__WHAT THIS TASK INVOLVES__. Reproduce nothing but the lines from the start of the material through the line that includes "import * as", both ends included, and omit every picture.

__RECORDED DATA__.
****************

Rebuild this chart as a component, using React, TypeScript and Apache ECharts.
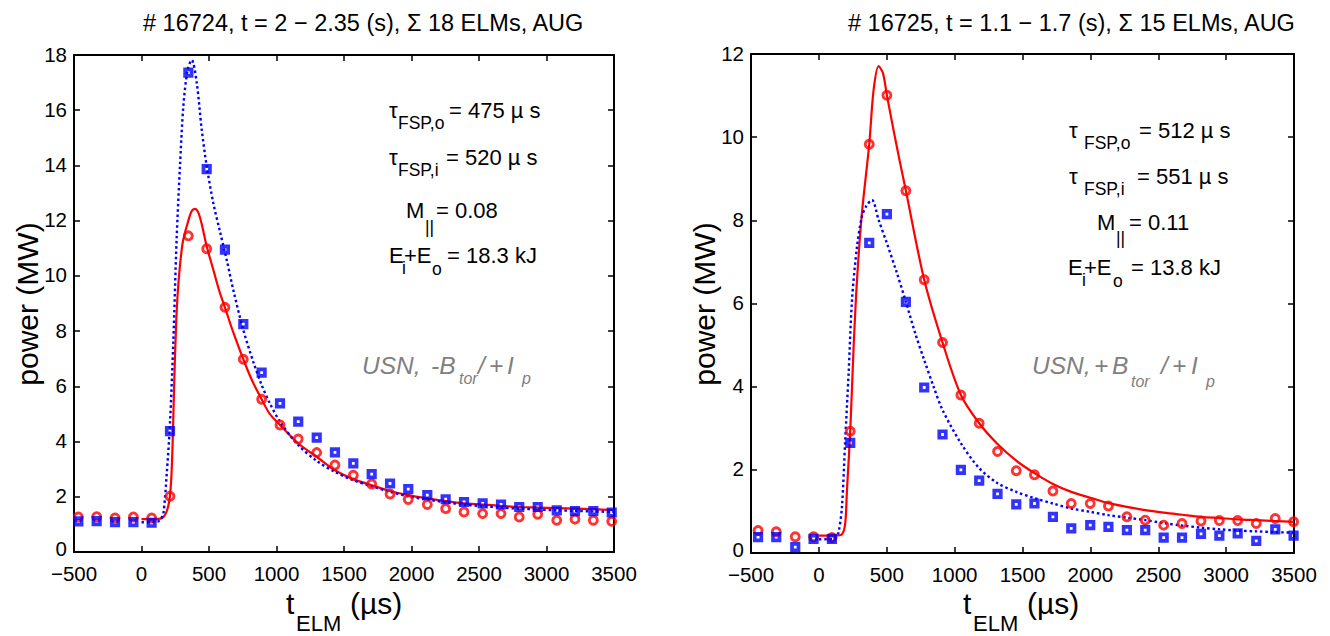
import React, { useEffect, useRef } from "react";
import * as echarts from "echarts";

// ---------- data ----------
const leftTimes = [-468, -332, -196, -60, 75, 211, 347, 483, 618, 754, 890, 1026, 1161, 1298, 1433, 1569, 1705, 1841, 1976, 2117, 2253, 2389, 2527, 2663, 2798, 2935, 3076, 3211, 3347, 3483];
const leftRedPts = [1.27, 1.28, 1.23, 1.27, 1.23, 2.02, 11.45, 10.98, 8.86, 6.98, 5.53, 4.6, 4.09, 3.6, 3.15, 2.78, 2.46, 2.1, 1.9, 1.72, 1.57, 1.45, 1.39, 1.39, 1.27, 1.37, 1.15, 1.19, 1.15, 1.11];
const leftBluePts = [1.11, 1.12, 1.08, 1.08, 1.06, 4.38, 17.36, 13.87, 10.95, 8.25, 6.5, 5.38, 4.72, 4.14, 3.61, 3.21, 2.82, 2.48, 2.28, 2.06, 1.91, 1.81, 1.76, 1.72, 1.63, 1.63, 1.51, 1.48, 1.48, 1.43];

const leftRedFitT = [0, 60, 120, 150, 175, 195, 210, 222, 231, 241, 256, 273, 305, 347, 372, 396, 420, 445, 483, 532, 581, 618, 680, 754, 820, 890, 950, 1026, 1161, 1298, 1433, 1569, 1705, 1841, 1976, 2117, 2253, 2389, 2527, 2663, 2798, 2935, 3076, 3211, 3347, 3500];
const leftRedFitV = [1.19, 1.19, 1.2, 1.22, 1.35, 1.6, 2.0, 2.8, 4.0, 5.9, 8.2, 9.7, 11.2, 12.0, 12.35, 12.43, 12.3, 11.9, 11.07, 10.22, 9.38, 8.86, 7.95, 6.98, 6.2, 5.53, 5.0, 4.6, 3.93, 3.45, 2.96, 2.64, 2.42, 2.21, 2.06, 1.94, 1.84, 1.76, 1.72, 1.67, 1.63, 1.61, 1.59, 1.57, 1.55, 1.52];

const leftBlueFitT = [0, 60, 120, 140, 162, 187, 211, 236, 260, 285, 310, 342, 372, 409, 446, 483, 532, 581, 631, 680, 754, 828, 890, 951, 1026, 1161, 1298, 1433, 1569, 1705, 1841, 1976, 2117, 2253, 2389, 2527, 2663, 2798, 2935, 3076, 3211, 3347, 3500];
const leftBlueFitV = [1.08, 1.08, 1.1, 1.18, 1.39, 2.84, 4.66, 7.68, 11.31, 13.97, 16.15, 17.48, 17.82, 17.0, 15.3, 13.97, 12.64, 11.61, 10.58, 9.49, 8.04, 6.89, 6.05, 5.38, 4.72, 3.87, 3.3, 2.9, 2.6, 2.38, 2.18, 2.02, 1.9, 1.8, 1.72, 1.66, 1.61, 1.57, 1.54, 1.51, 1.49, 1.47, 1.45];

const rightTimes = [-448, -314, -174, -39, 96, 231, 371, 501, 641, 776, 911, 1046, 1181, 1316, 1454, 1588, 1724, 1859, 1999, 2133, 2269, 2404, 2540, 2675, 2815, 2950, 3085, 3222, 3362, 3497];
const rightRedPts = [0.54, 0.51, 0.39, 0.39, 0.37, 2.93, 9.83, 11.01, 8.71, 6.57, 5.06, 3.8, 3.12, 2.44, 1.98, 1.88, 1.49, 1.19, 1.19, 1.13, 0.87, 0.79, 0.67, 0.71, 0.77, 0.78, 0.78, 0.71, 0.83, 0.75];
const rightBluePts = [0.38, 0.38, 0.14, 0.34, 0.34, 2.65, 7.46, 8.15, 6.04, 3.98, 2.85, 2.0, 1.74, 1.42, 1.17, 1.19, 0.87, 0.59, 0.67, 0.63, 0.55, 0.55, 0.37, 0.37, 0.46, 0.42, 0.47, 0.29, 0.57, 0.42];

const rightRedFitT = [0, 60, 120, 170, 194, 207, 231, 256, 281, 317, 371, 403, 440, 472, 501, 550, 599, 641, 776, 911, 1046, 1181, 1316, 1454, 1588, 1724, 1859, 1999, 2133, 2269, 2404, 2540, 2675, 2815, 2950, 3085, 3222, 3362, 3500];
const rightRedFitV = [0.42, 0.42, 0.42, 0.45, 0.71, 1.52, 2.93, 4.96, 6.57, 8.17, 9.83, 11.13, 11.71, 11.54, 11.01, 10.17, 9.37, 8.71, 6.57, 5.06, 3.8, 3.12, 2.62, 2.22, 1.92, 1.66, 1.47, 1.33, 1.2, 1.11, 1.03, 0.97, 0.92, 0.87, 0.84, 0.81, 0.79, 0.77, 0.75];

const rightBlueFitT = [0, 60, 120, 145, 170, 194, 219, 244, 281, 317, 350, 391, 440, 501, 575, 641, 710, 776, 845, 911, 1046, 1181, 1316, 1454, 1588, 1724, 1859, 1999, 2133, 2269, 2404, 2540, 2675, 2815, 2950, 3085, 3222, 3362, 3500];
const rightBlueFitV = [0.33, 0.33, 0.35, 0.5, 1.11, 2.72, 4.32, 6.08, 7.37, 8.09, 8.35, 8.49, 8.01, 7.45, 6.73, 6.04, 5.28, 4.64, 4.0, 3.44, 2.64, 2.04, 1.68, 1.47, 1.32, 1.19, 1.07, 0.99, 0.91, 0.85, 0.79, 0.72, 0.66, 0.61, 0.57, 0.54, 0.52, 0.5, 0.49];

const xMin = -500, xMax = 3500, xStep = 500;
const leftYMax = 18, rightYMax = 12, yStep = 2;

const leftTitle = "# 16724, t = 2 \u2212 2.35 (s), \u03a3 18 ELMs, AUG";
const rightTitle = "# 16725, t = 1.1 \u2212 1.7 (s), \u03a3 15 ELMs, AUG";

const FONT = "'Liberation Sans', Arial, Helvetica, sans-serif";

const zip = (a: number[], b: number[]) => a.map((v, i) => [v, b[i]]);

function txt(text: string, x: number, y: number, size: number, extra: any = {}) {
  return {
    type: "text",
    x,
    y,
    silent: true,
    rotation: extra.rotation || 0,
    style: {
      text,
      fontSize: size,
      fontFamily: FONT,
      fontStyle: extra.italic ? "italic" : "normal",
      fill: extra.color || "#000",
      align: extra.align || "left",
      verticalAlign: "middle",
    },
  };
}

function buildGraphics() {
  const g: any[] = [];
  // titles
  g.push(txt(leftTitle, 143, 23, 23.5));
  g.push(txt(rightTitle, 848, 23, 23.5));
  // axis names
  [0, 677].forEach((dx) => {
    g.push(txt("t", 286 + dx, 603, 30));
    g.push(txt("ELM", 296 + dx, 623, 22));
    g.push(txt("(\u00b5s)", 350 + dx, 603, 30));
  });
  g.push(txt("power (MW)", 27, 304, 30, { rotation: Math.PI / 2, align: "center" }));
  g.push(txt("power (MW)", 704, 304, 30, { rotation: Math.PI / 2, align: "center" }));

  // left annotations
  const M = 22, S = 17.5;
  g.push(txt("\u03c4", 389, 110.5, M));
  g.push(txt("FSP,o", 398, 123, S));
  g.push(txt("= 475 \u00b5 s", 449, 110.5, M));
  g.push(txt("\u03c4", 389, 157, M));
  g.push(txt("FSP,i", 398, 170, S));
  g.push(txt("= 520 \u00b5 s", 446, 157, M));
  g.push(txt("M", 406, 210.5, M));
  g.push(txt("||", 425, 227, S));
  g.push(txt("= 0.08", 436, 210.5, M));
  g.push(txt("E", 389, 255.5, M));
  g.push(txt("i", 402, 268, S));
  g.push(txt("+E", 404, 255.5, M));
  g.push(txt("o", 432, 269, S));
  g.push(txt("= 18.3 kJ", 447, 255.5, M));
  // left USN
  const G = "#808080";
  const GU = 24.5, GS = 16;
  g.push(txt("USN,", 362, 365, GU, { italic: true, color: G }));
  g.push(txt("-B", 431, 365, GU, { italic: true, color: G }));
  g.push(txt("tor", 459, 378, GS, { italic: true, color: G }));
  g.push(txt("/", 478, 365, GU, { italic: true, color: G }));
  g.push(txt("+", 489, 365, GU, { italic: true, color: G }));
  g.push(txt("I", 507, 365, GU, { italic: true, color: G }));
  g.push(txt("p", 522, 378, GS, { italic: true, color: G }));

  // right annotations
  g.push(txt("\u03c4", 1069, 130.5, M));
  g.push(txt("FSP,o", 1084, 143, S));
  g.push(txt("= 512 \u00b5 s", 1139, 130.5, M));
  g.push(txt("\u03c4", 1069, 176, M));
  g.push(txt("FSP,i", 1084, 189, S));
  g.push(txt("= 551 \u00b5 s", 1137, 176, M));
  g.push(txt("M", 1097, 222, M));
  g.push(txt("||", 1116, 238, S));
  g.push(txt("= 0.11", 1129, 222, M));
  g.push(txt("E", 1068, 267, M));
  g.push(txt("i", 1082, 280, S));
  g.push(txt("+E", 1084, 267, M));
  g.push(txt("o", 1113, 281, S));
  g.push(txt("= 13.8 kJ", 1131, 267, M));
  // right USN
  g.push(txt("USN,", 1032, 365, GU, { italic: true, color: G }));
  g.push(txt("+", 1094, 365, GU, { italic: true, color: G }));
  g.push(txt("B", 1112, 365, GU, { italic: true, color: G }));
  g.push(txt("tor", 1131, 381, GS, { italic: true, color: G }));
  g.push(txt("/", 1161, 365, GU, { italic: true, color: G }));
  g.push(txt("+", 1172, 365, GU, { italic: true, color: G }));
  g.push(txt("I", 1191, 365, GU, { italic: true, color: G }));
  g.push(txt("p", 1206, 381, GS, { italic: true, color: G }));
  return g;
}

const axisLine = { show: true, onZero: false, lineStyle: { color: "#000", width: 2 } };
const axisTick = { show: true, inside: true, length: 6, lineStyle: { color: "#000", width: 1.5 } };
const labelStyle = { color: "#000", fontSize: 20.5, fontFamily: FONT };
const fmt = (v: number) => String(v).replace("-", "\u2212");
const yFmt = (v: number) => (v === 0 ? "{z|0}" : String(v));

function xAxes(gridIndex: number) {
  const base = { type: "value", gridIndex, min: xMin, max: xMax, interval: xStep, splitLine: { show: false }, axisLine, axisTick };
  return [
    { ...base, position: "bottom", axisLabel: { ...labelStyle, margin: 11, lineHeight: 20, formatter: fmt } },
    { ...base, position: "top", axisLabel: { show: false } },
  ];
}
function yAxes(gridIndex: number, max: number) {
  const base = { type: "value", gridIndex, min: 0, max, interval: yStep, splitLine: { show: false }, axisLine, axisTick };
  return [
    {
      ...base, position: "left",
      axisLabel: {
        ...labelStyle, margin: 7, lineHeight: 20, padding: [0, 0, 2, 0], formatter: yFmt,
        rich: { z: { color: "#000", fontSize: 20.5, fontFamily: FONT, lineHeight: 20, padding: [0, 0, 6, 0] } },
      },
    },
    { ...base, position: "right", axisLabel: { show: false } },
  ];
}

function panelSeries(xi: number, yi: number, rT: number[], rV: number[], bT: number[], bV: number[], times: number[], rP: number[], bP: number[]) {
  return [
    {
      type: "line", xAxisIndex: xi, yAxisIndex: yi, data: zip(rT, rV), showSymbol: false, smooth: 0.3,
      lineStyle: { color: "#ff0000", width: 2.2 }, z: 2,
    },
    {
      type: "line", xAxisIndex: xi, yAxisIndex: yi, data: zip(bT, bV), showSymbol: false, smooth: 0.3,
      lineStyle: { color: "#0000ff", width: 2.4, type: [2.5, 2.8] }, z: 3,
    },
    {
      type: "scatter", xAxisIndex: xi, yAxisIndex: yi, data: zip(times, rP), symbol: "circle", symbolSize: 8,
      itemStyle: { color: "rgba(0,0,0,0)", borderColor: "#ff0000", borderWidth: 2.9 }, z: 4,
    },
    {
      type: "scatter", xAxisIndex: xi, yAxisIndex: yi, data: zip(times, bP), symbol: "rect", symbolSize: 6.5,
      itemStyle: { color: "rgba(0,0,0,0)", borderColor: "#0000ff", borderWidth: 3.7 }, z: 5,
    },
  ];
}

export default function App() {
  const ref = useRef<HTMLDivElement>(null);
  useEffect(() => {
    if (!ref.current) return;
    const chart = echarts.init(ref.current, undefined, { renderer: "svg" });
    chart.setOption({
      animation: false,
      backgroundColor: "#ffffff",
      grid: [
        { left: 74, top: 55, width: 540, height: 497 },
        { left: 751, top: 54, width: 543, height: 499 },
      ],
      xAxis: [...xAxes(0), ...xAxes(1)],
      yAxis: [...yAxes(0, leftYMax), ...yAxes(1, rightYMax)],
      series: [
        ...panelSeries(0, 0, leftRedFitT, leftRedFitV, leftBlueFitT, leftBlueFitV, leftTimes, leftRedPts, leftBluePts),
        ...panelSeries(2, 2, rightRedFitT, rightRedFitV, rightBlueFitT, rightBlueFitV, rightTimes, rightRedPts, rightBluePts),
      ],
      graphic: buildGraphics(),
    });
    return () => chart.dispose();
  }, []);
  return <div ref={ref} style={{ position: "fixed", left: 0, top: 0, width: 1330, height: 636, background: "#fff" }} />;
}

****************

__RESPONSE TO THE EXERCISE__.
Rebuild this chart as a component, using React, TypeScript and Apache ECharts.
import React, { useEffect, useRef } from "react";
import * as echarts from "echarts";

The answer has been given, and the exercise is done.